■ **What to do**: Skipping all pictures, set down the lines of the listing from the first through the one with "ax.set_axisbelow(True)".

■ **Dataset records**:

______

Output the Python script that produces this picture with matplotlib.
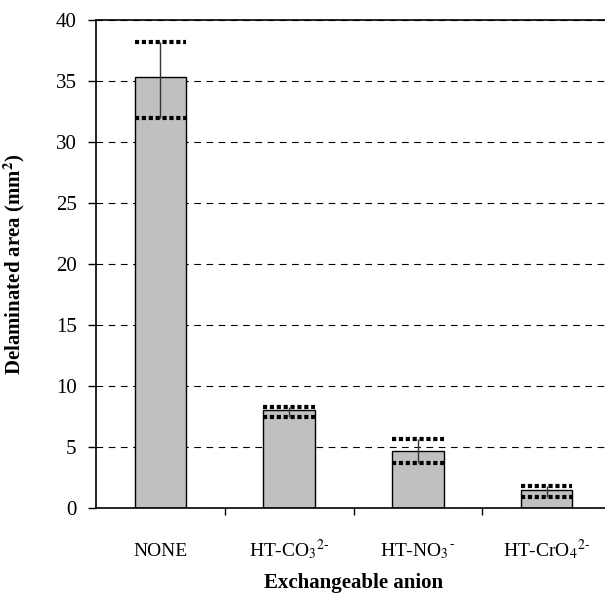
import matplotlib
matplotlib.use('Agg')
import matplotlib.pyplot as plt

plt.rcParams['font.family'] = ['Liberation Serif', 'DejaVu Serif']
plt.rcParams['mathtext.fontset'] = 'stix'

categories = ['NONE', 'HT-CO$_3$$^{2\u2010}$', 'HT-NO$_3$$^{\u2010}$', 'HT-CrO$_4$$^{2\u2010}$']
area = [35.3, 8.0, 4.67, 1.45]
area_hi = [38.2, 8.3, 5.66, 1.8]
area_lo = [32.0, 7.5, 3.7, 0.93]

fig = plt.figure(figsize=(6.05, 5.94), dpi=100)
ax = fig.add_axes([96/605, 1 - 508/594, 515/605, 488/594])

x = range(len(categories))
ax.bar(x, area, width=0.4, color='#c0c0c0', edgecolor='black', linewidth=1, zorder=2)

# error bars: thin stem + square-dotted caps across the bar
ax.vlines(x, area_lo, area_hi, color='#333333', linewidth=1, zorder=3)
for lim in (area_hi, area_lo):
    ax.hlines(lim, [i - 0.2 for i in x], [i + 0.2 for i in x], color='black',
              linewidth=3, linestyles=(0, (1, 0.65)), zorder=4)

ax.set_ylim(0, 40)
ax.set_xlim(-0.5, 3.5)
ax.set_yticks(range(0, 41, 5))
ax.yaxis.grid(True, linestyle=(0, (6, 5)), color='black', linewidth=0.8)
ax.set_axisbelow(True)

ax.set_xticks(list(x))
ax.set_xticklabels(categories, fontsize=14)
for lab in ax.get_xticklabels():
    lab.set_verticalalignment('baseline')
ax.set_xticks([0.5, 1.5, 2.5], minor=True)
ax.tick_params(axis='x', which='major', length=0, pad=34.5)
ax.tick_params(axis='x', which='minor', length=5, direction='out', width=1)
ax.tick_params(axis='y', length=6, width=1, labelsize=15, pad=8)

ax.spines['right'].set_visible(False)
for s in ('left', 'bottom', 'top'):
    ax.spines[s].set_linewidth(1.2)

ax.set_ylabel('Delaminated area (mm$^{\\mathbf{2}}$)', fontsize=15, fontweight='bold')
ax.yaxis.set_label_coords(-0.134, 0.5)
ax.set_xlabel('Exchangeable anion', fontsize=15, fontweight='bold', va='baseline')
ax.xaxis.set_label_coords(0.5, -0.164)

fig.savefig('out.png', dpi=100)
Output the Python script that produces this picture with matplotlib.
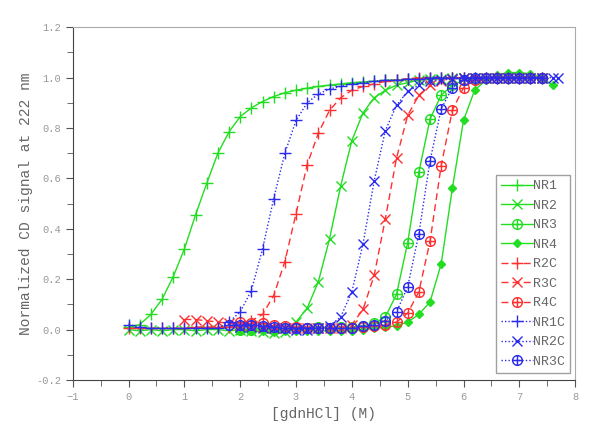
import numpy as np
import matplotlib
matplotlib.use("Agg")
import matplotlib.pyplot as plt
from matplotlib.path import Path

# gdnHCl concentration grid (M), shared by all series
gdn = [0.0, 0.2, 0.4, 0.6, 0.8, 1.0, 1.2, 1.4, 1.6, 1.8,
       2.0, 2.2, 2.4, 2.6, 2.8, 3.0, 3.2, 3.4, 3.6, 3.8,
       4.0, 4.2, 4.4, 4.6, 4.8, 5.0, 5.2, 5.4, 5.6, 5.8,
       6.0, 6.2, 6.4, 6.6, 6.8, 7.0, 7.2, 7.4, 7.6, 7.7]

# normalized CD signal, each series starts at gdn[start]
nr1 = [0.01, 0.02, 0.06, 0.12, 0.21, 0.32, 0.455, 0.58, 0.70, 0.785,
       0.845, 0.88, 0.905, 0.925, 0.94, 0.95, 0.958, 0.965, 0.97, 0.975,
       0.98, 0.983, 0.986, 0.989, 0.991, 0.993, 0.995, 0.996, 0.997, 0.998,
       0.999, 1.0, 1.0, 1.0, 1.0, 1.0, 1.0, 1.0]
nr2 = [0.0, -0.005, 0.0, -0.005, 0.0, 0.0, -0.005, 0.0, 0.0, -0.005,
       0.0, -0.005, -0.01, -0.015, -0.01, 0.03, 0.085, 0.19, 0.36, 0.57,
       0.75, 0.86, 0.92, 0.95, 0.97, 0.98, 0.99, 0.993, 0.996, 0.998,
       1.0, 1.0, 1.0, 1.0, 1.0, 1.0, 1.0, 1.0]
nr3 = [0.0, 0.0, 0.005, 0.0, 0.005, 0.005, 0.005, 0.01, 0.005, 0.01,
       0.01, 0.015, 0.025, 0.05, 0.14, 0.345, 0.625, 0.835, 0.93, 0.97,
       0.99, 0.995, 1.0, 1.0, 1.0, 1.0, 1.0, 1.0]
nr4 = [-0.005, -0.005, -0.005, -0.01, -0.005, -0.005, -0.005, -0.005, -0.005, -0.005,
       -0.005, 0.0, 0.005, 0.01, 0.015, 0.03, 0.06, 0.11, 0.26, 0.56,
       0.83, 0.95, 0.99, 1.01, 1.02, 1.02, 1.015, 1.0, 0.97]
r2c = [0.005, 0.005, 0.005, 0.005, 0.005, 0.005, 0.01, 0.01, 0.01, 0.01,
       0.02, 0.035, 0.06, 0.135, 0.27, 0.46, 0.655, 0.78, 0.87, 0.92,
       0.95, 0.965, 0.975, 0.985, 0.99, 0.995, 1.0, 1.0, 1.0, 1.0,
       1.0, 1.0, 1.0, 1.0, 1.0, 1.0, 1.0, 1.0]
r3c = [0.04, 0.04, 0.035, 0.03, 0.025, 0.02, 0.015, 0.01, 0.005, 0.005,
       0.005, 0.005, 0.005, 0.005, 0.005, 0.02, 0.08, 0.215, 0.44, 0.68,
       0.85, 0.93, 0.97, 0.985, 0.995, 1.0, 1.0, 1.0, 1.0, 1.0,
       1.0, 1.0, 1.0]
r4c = [0.03, 0.028, 0.025, 0.02, 0.015, 0.01, 0.005, 0.005, 0.005, 0.005,
       0.005, 0.01, 0.015, 0.02, 0.03, 0.065, 0.15, 0.35, 0.65, 0.87,
       0.96, 0.99, 1.0, 1.0, 1.0, 1.0, 1.0, 1.0]
nr1c = [0.02, 0.01, 0.005, 0.005, 0.005, 0.005, 0.005, 0.005, 0.005, 0.03,
        0.07, 0.155, 0.32, 0.52, 0.70, 0.83, 0.90, 0.935, 0.955, 0.965,
        0.975, 0.98, 0.985, 0.99, 0.99, 0.995, 0.995, 1.0, 1.0, 1.0,
        1.0, 1.0, 1.0, 1.0, 1.0, 1.0, 1.0, 1.0]
nr2c = [0.01, 0.01, 0.005, 0.005, 0.005, 0.0, 0.0, 0.005, 0.015, 0.05,
        0.15, 0.34, 0.59, 0.79, 0.89, 0.945, 0.97, 0.985, 0.99, 0.995,
        1.0, 1.0, 1.0, 1.0, 1.0, 1.0, 1.0, 1.0, 1.0, 1.0]
nr3c = [0.02, 0.02, 0.02, 0.015, 0.01, 0.005, 0.005, 0.005, 0.005, 0.005,
        0.005, 0.005, 0.015, 0.02, 0.035, 0.07, 0.17, 0.38, 0.67, 0.875,
        0.96, 0.99, 1.0, 1.0, 1.0, 1.0, 1.0, 1.0, 1.0]

names = ["NR1", "NR2", "NR3", "NR4", "R2C", "R3C", "R4C", "NR1C", "NR2C", "NR3C"]
series = [nr1, nr2, nr3, nr4, r2c, r3c, r4c, nr1c, nr2c, nr3c]
starts = [0, 0, 10, 10, 0, 5, 10, 0, 10, 9]

green, red, blue = "#22dd22", "#ff3030", "#2b2bee"

# circle with a plus inside
oplus = Path.make_compound_path(
    Path.unit_circle(),
    Path([(-1, 0), (1, 0)], [Path.MOVETO, Path.LINETO]),
    Path([(0, -1), (0, 1)], [Path.MOVETO, Path.LINETO]),
)

styles = [
    dict(color=green, ls="-", marker="+", ms=8),
    dict(color=green, ls="-", marker="x", ms=7),
    dict(color=green, ls="-", marker=oplus, ms=7, mfc="none"),
    dict(color=green, ls="-", marker="D", ms=4),
    dict(color=red, ls=(0, (5, 3)), marker="+", ms=8),
    dict(color=red, ls=(0, (5, 3)), marker="x", ms=7),
    dict(color=red, ls=(0, (5, 3)), marker=oplus, ms=7, mfc="none"),
    dict(color=blue, ls=(0, (1, 1.5)), marker="+", ms=8),
    dict(color=blue, ls=(0, (1, 1.5)), marker="x", ms=7),
    dict(color=blue, ls=(0, (1, 1.5)), marker=oplus, ms=7, mfc="none"),
]

plt.rcParams["font.family"] = ["Liberation Mono", "DejaVu Sans Mono"]

fig = plt.figure(figsize=(6.01, 4.46), dpi=100)
ax = fig.add_axes([0.121, 0.148, 0.836, 0.791])

for name, y, s, st in zip(names, series, starts, styles):
    x = gdn[s:s + len(y)]
    ax.plot(x, y, lw=1.0, mew=1.0, label=name, **st)

ax.set_xlim(-1, 8)
ax.set_ylim(-0.2, 1.2)
ax.set_xticks(np.arange(-1, 9, 1))
ax.set_xticks(np.arange(-0.5, 8, 1), minor=True)
ax.set_yticks(np.arange(-0.2, 1.21, 0.2))
ax.set_yticks(np.arange(-0.1, 1.2, 0.2), minor=True)
ax.set_yticklabels(["-0.2", "0.0", "0.2", "0.4", "0.6", "0.8", "1.0", "1.2"])

for side in ["left", "bottom"]:
    ax.spines[side].set_color("#444444")
for side in ["top", "right"]:
    ax.spines[side].set_color("#aaaaaa")

ax.tick_params(which="both", direction="out", color="#555555", labelcolor="#999999",
               labelsize=7.5, top=False, right=False)
ax.tick_params(which="major", length=5)
ax.tick_params(which="minor", length=4)

ax.set_xlabel("[gdnHCl] (M)", fontsize=10.5, color="#666666")
ax.set_ylabel("Normalized CD signal at 222 nm", fontsize=10.5, color="#666666", labelpad=2)

leg = ax.legend(loc="lower right", bbox_to_anchor=(0.99, 0.02), fontsize=9.5,
                frameon=True, fancybox=False, handlelength=2.4, handletextpad=0.0,
                labelspacing=0.55, borderpad=0.4, borderaxespad=0.0, labelcolor="#666666")
leg.get_frame().set_edgecolor("#888888")
leg.get_frame().set_linewidth(1.0)

fig.savefig("out.png", dpi=100)
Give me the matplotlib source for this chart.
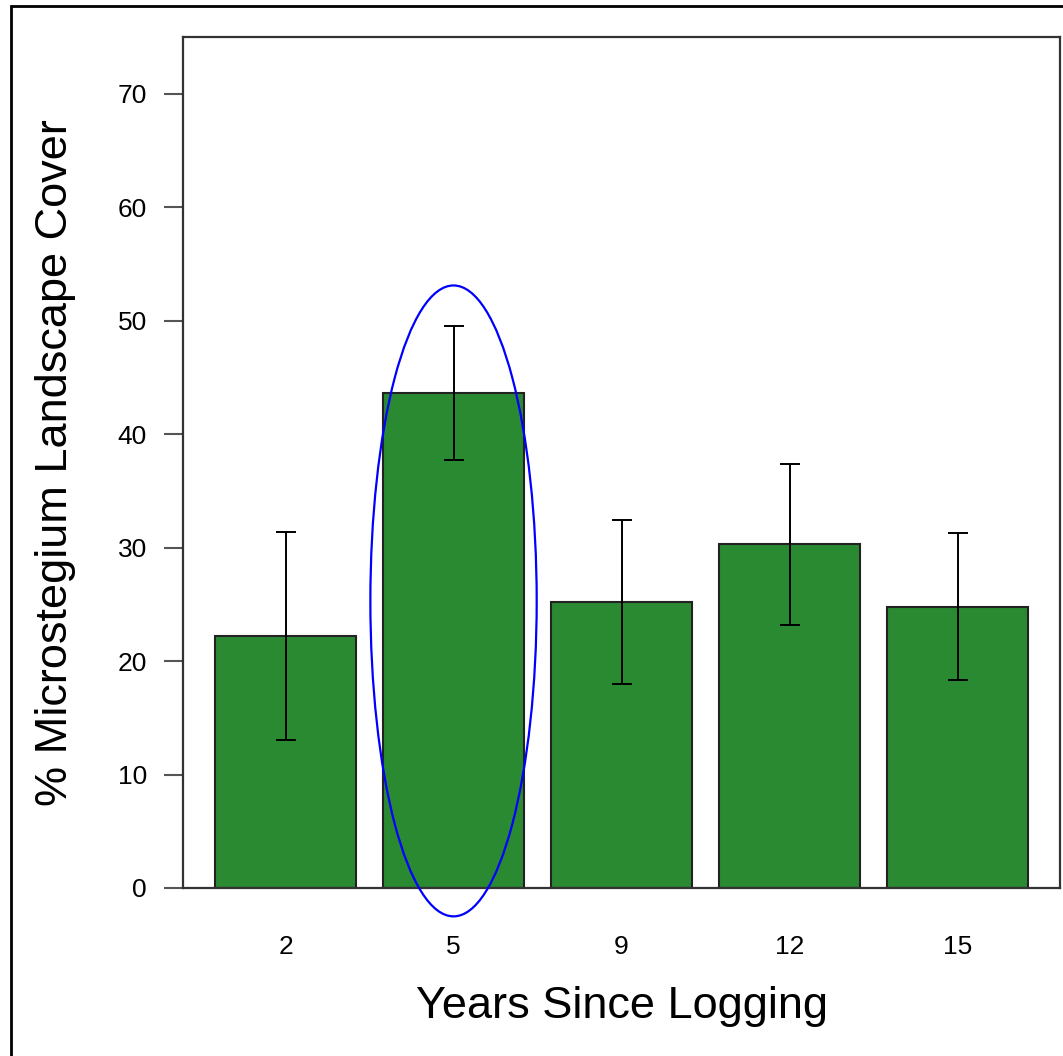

______

■ **Completed task**:
Output the Python script that produces this picture with matplotlib.
import matplotlib
matplotlib.use('Agg')
import matplotlib.pyplot as plt

plt.rcParams['font.family'] = ['Liberation Serif', 'DejaVu Serif']
plt.rcParams['mathtext.fontset'] = 'stix'

categories = ['NONE', 'HT-CO$_3$$^{2\u2010}$', 'HT-NO$_3$$^{\u2010}$', 'HT-CrO$_4$$^{2\u2010}$']
area = [35.3, 8.0, 4.67, 1.45]
area_hi = [38.2, 8.3, 5.66, 1.8]
area_lo = [32.0, 7.5, 3.7, 0.93]

fig = plt.figure(figsize=(6.05, 5.94), dpi=100)
ax = fig.add_axes([96/605, 1 - 508/594, 515/605, 488/594])

x = range(len(categories))
ax.bar(x, area, width=0.4, color='#c0c0c0', edgecolor='black', linewidth=1, zorder=2)

# error bars: thin stem + square-dotted caps across the bar
ax.vlines(x, area_lo, area_hi, color='#333333', linewidth=1, zorder=3)
for lim in (area_hi, area_lo):
    ax.hlines(lim, [i - 0.2 for i in x], [i + 0.2 for i in x], color='black',
              linewidth=3, linestyles=(0, (1, 0.65)), zorder=4)

ax.set_ylim(0, 40)
ax.set_xlim(-0.5, 3.5)
ax.set_yticks(range(0, 41, 5))
ax.yaxis.grid(True, linestyle=(0, (6, 5)), color='black', linewidth=0.8)
ax.set_axisbelow(True)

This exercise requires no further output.